Antioch College is looking to cut costs as the school aims to become financially sustainable after being brought back from the dead just a few years ago.
Antioch administrators, faculty and students are putting together recommendations for the school’s board of trustees that will address budgets, operations and campus priorities, according to the college. The overall goal of the reorganization will be to “ensure the college’s long-term financial stability.”
Antioch leaders will present an outlined proposal to its board of trustees on March 15, according to the college.
The school has hired consultant Stefano Falconi of Berkley Research Group to advise on the reorganization. Falconi has previously held top financial positions at Carnegie Mellon, Simmons College and the Stevens Institute of Technology, among other institutions, according to the college.
“Change is never easy, but bringing Antioch College forward must remain our shared imperative if we intend to persist and thrive,” Antioch president Tom Manley said in a prepared statement.
The budget realignment comes as the school finished an internal strategic planning process that began in 2016, when the school also received accreditation again.

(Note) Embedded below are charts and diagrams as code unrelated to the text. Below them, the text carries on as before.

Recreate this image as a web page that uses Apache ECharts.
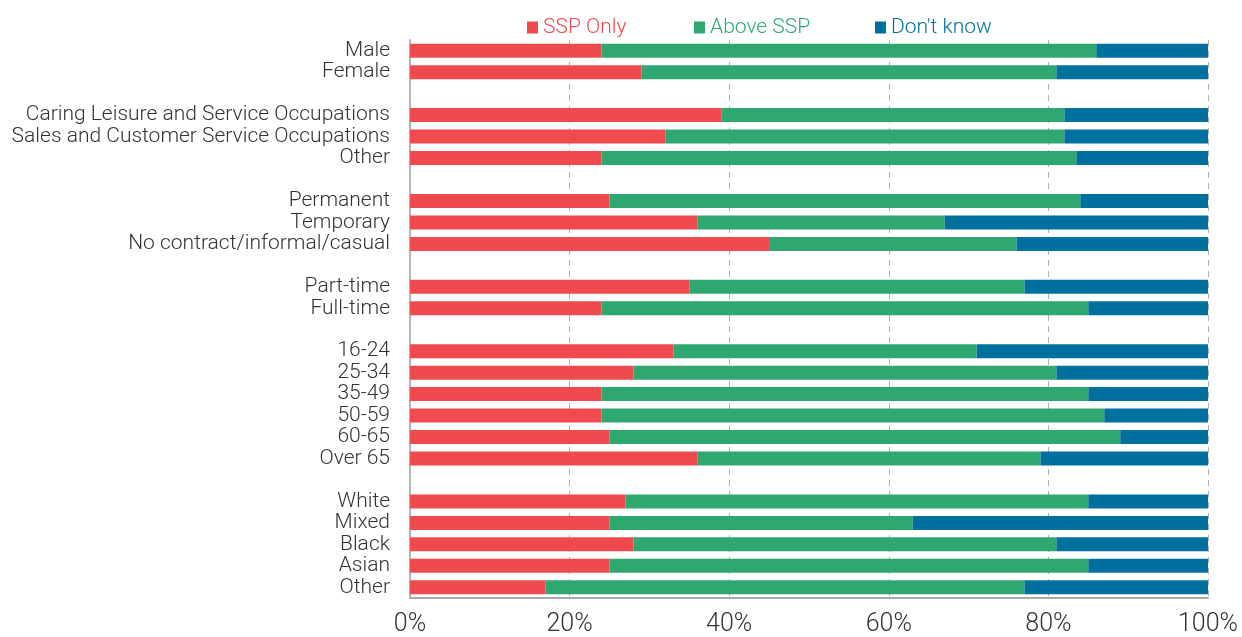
<!DOCTYPE html>
<html>
<head>
<meta charset="utf-8">
<script src="https://cdn.jsdelivr.net/npm/echarts@6/dist/echarts.min.js"></script>
<style>
  html, body { margin: 0; padding: 0; background: #fff; }
  #chart { width: 1242px; height: 637px; }
</style>
</head>
<body>
<div id="chart"></div>
<script>
// Row labels, top to bottom; empty strings are spacer rows between groups
const categories = [
  'Male', 'Female', '',
  'Caring Leisure and Service Occupations', 'Sales and Customer Service Occupations', 'Other', '',
  'Permanent', 'Temporary', 'No contract/informal/casual', '',
  'Part-time', 'Full-time', '',
  '16-24', '25-34', '35-49', '50-59', '60-65', 'Over 65', '',
  'White', 'Mixed', 'Black', 'Asian', 'Other'
];

// Shares (%) per row; null for spacer rows
const sspOnly = [24, 29, null, 39, 32, 24, null, 25, 36, 45, null, 35, 24, null, 33, 28, 24, 24, 25, 36, null, 27, 25, 28, 25, 17];
const aboveSsp = [62, 52, null, 43, 50, 59.5, null, 59, 31, 31, null, 42, 61, null, 38, 53, 61, 63, 64, 43, null, 58, 38, 53, 60, 60];
const dontKnow = [14, 19, null, 18, 18, 16.5, null, 16, 33, 24, null, 23, 15, null, 29, 19, 15, 13, 11, 21, null, 15, 37, 19, 15, 23];

const xTicks = [0, 20, 40, 60, 80, 100];

const seriesNames = ['SSP Only', 'Above SSP', "Don't know"];
const colors = ['#ef4b4e', '#2ea870', '#00709e'];
const legendLeft = [522, 689, 870];

const chart = echarts.init(document.getElementById('chart'), null, { renderer: 'canvas' });

const font = 'Roboto, "Noto Sans", sans-serif';

const legends = seriesNames.map((name, i) => ({
  left: legendLeft[i],
  top: 12,
  icon: 'rect',
  itemWidth: 11,
  itemHeight: 12,
  itemGap: 4,
  data: [{ name: name, textStyle: { color: colors[i] } }],
  textStyle: { fontFamily: font, fontSize: 21, fontWeight: 300, padding: [0, 0, 6, 0] },
  selectedMode: false
}));

const makeSeries = (name, data, color) => ({
  name: name,
  type: 'bar',
  stack: 'total',
  barWidth: 14,
  data: data,
  itemStyle: { color: color },
  emphasis: { disabled: true }
});

chart.setOption({
  animation: false,
  color: colors,
  legend: legends,
  grid: { left: 410, right: 34, top: 40, bottom: 39, containLabel: false },
  xAxis: {
    type: 'value',
    min: 0,
    max: 100,
    interval: 20,
    axisLine: { show: true, lineStyle: { color: '#aaaaaa', width: 2 } },
    axisTick: { show: false },
    splitLine: { show: true, lineStyle: { color: '#b0b0b0', type: [6, 5], width: 1 } },
    axisLabel: {
      margin: 14,
      fontFamily: font,
      fontSize: 25,
      fontWeight: 300,
      color: '#333',
      customValues: xTicks,
      formatter: v => v + '%'
    }
  },
  yAxis: {
    type: 'category',
    inverse: true,
    data: categories,
    axisLine: { show: true, lineStyle: { color: '#b5b5b5', width: 2 } },
    axisTick: { show: false },
    axisLabel: {
      margin: 20,
      fontFamily: font,
      fontSize: 21,
      fontWeight: 300,
      color: '#333',
      interval: 0
    }
  },
  series: [
    makeSeries(seriesNames[0], sspOnly, colors[0]),
    makeSeries(seriesNames[1], aboveSsp, colors[1]),
    makeSeries(seriesNames[2], dontKnow, colors[2])
  ]
});
</script>
</body>
</html>
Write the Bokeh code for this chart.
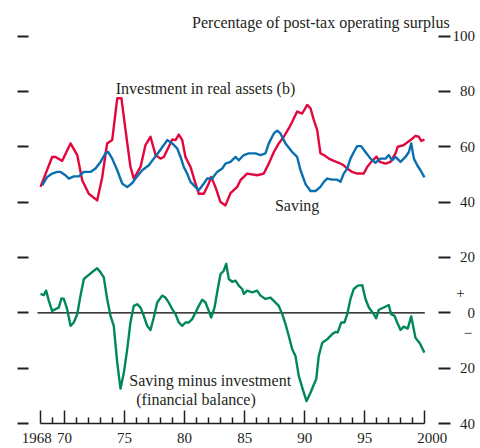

Antioch College separated from the Antioch University system in 2008, when the then-parent organization decided to close the school due to enrollment declines and financial issues. In 2009 a group of alumni formed a nonprofit corporation to bring back the college which then reopened in 2011.
After reopening, Antioch offered free tuition to its first few classes in order to attract new students. Enrollment has remained low though, with fewer than 200 students on campus down from the school’s high point of around 2,000, officials have said.